I dated my BPD ex-wife for 3 years and we were married 24 years.  And I did the exact same thing as you- I questioned how she was suddenly so detached, mean, and completely different.  Like you, I also thought maybe this was related to menopause or hormone changes in her mid-40's.  It felt like a switch had been flipped.  She left me suddenly and never looked back.

Over time, I began looking backwards...the circular arguments we'd always have about the same things.  The accusations of twisting things I said into something completely different.  The grudges carried across decades, how arguments from 20+ years ago were still fresh in her mind.  I looked at all of it.

Then I remembered the guy my wife dated before me in her teens.  According to her, he was horrible, abusive, etc.  Yet she threatened to disown her parents for trying to ruin her relationship with the guy and the family went through hell. 

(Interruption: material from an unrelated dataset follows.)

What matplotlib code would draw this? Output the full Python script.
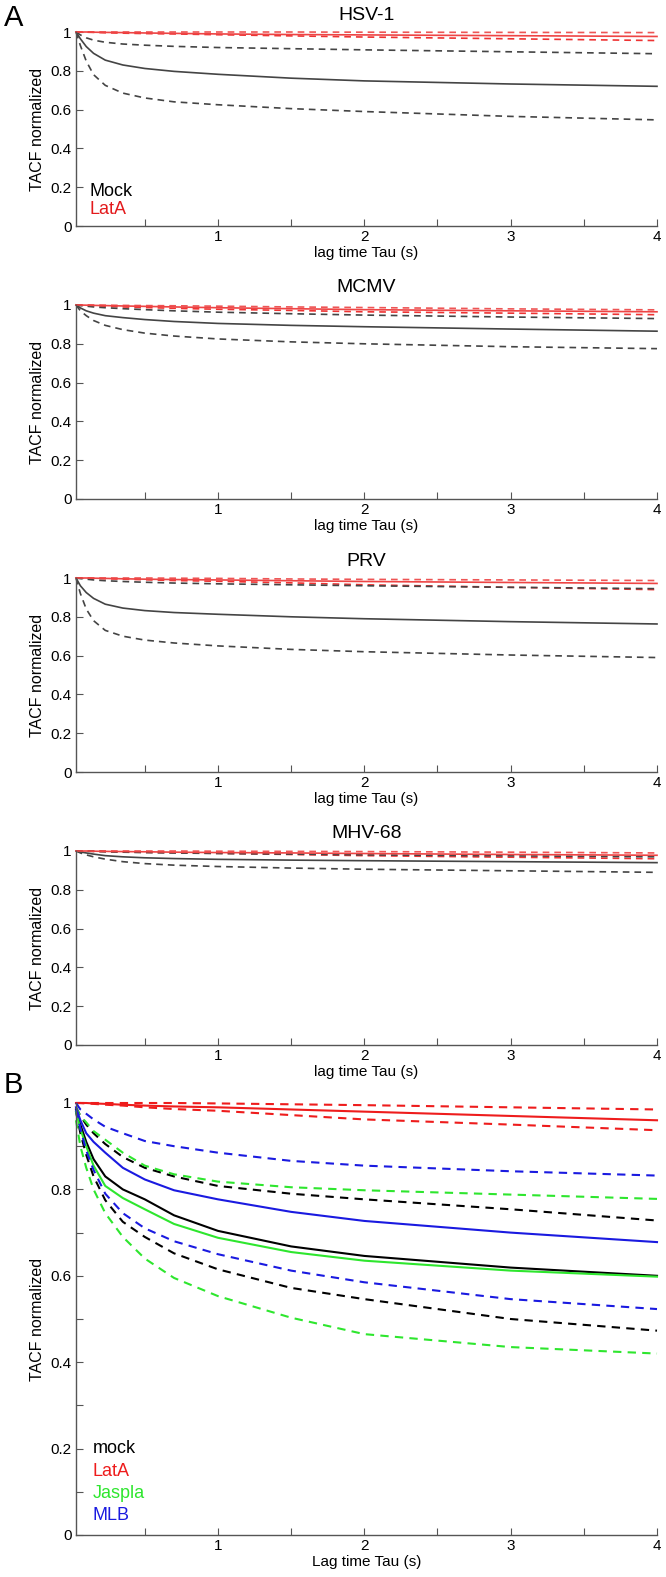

Oh my gosh...it had always been there, for her entire adult life.  The only difference between now and then is how she felt about me.  For the first 3+ years, I was on a pedestal.  Then we had ups and downs for awhile, and at one point I decided that i just wouldn't argue anymore...which is a great move with BPDs.  I did it by accident though, I just lost all fight and didn't want that anymore.  And that's probably the only thing that kept us married for so long.

Today, my ex is remarried and our kids tell me that she's "completely fine, completely normal."  Yet they also tell me that she's always stressed out with sky-high anxiety.  I hope she finds peace someday but I also know better.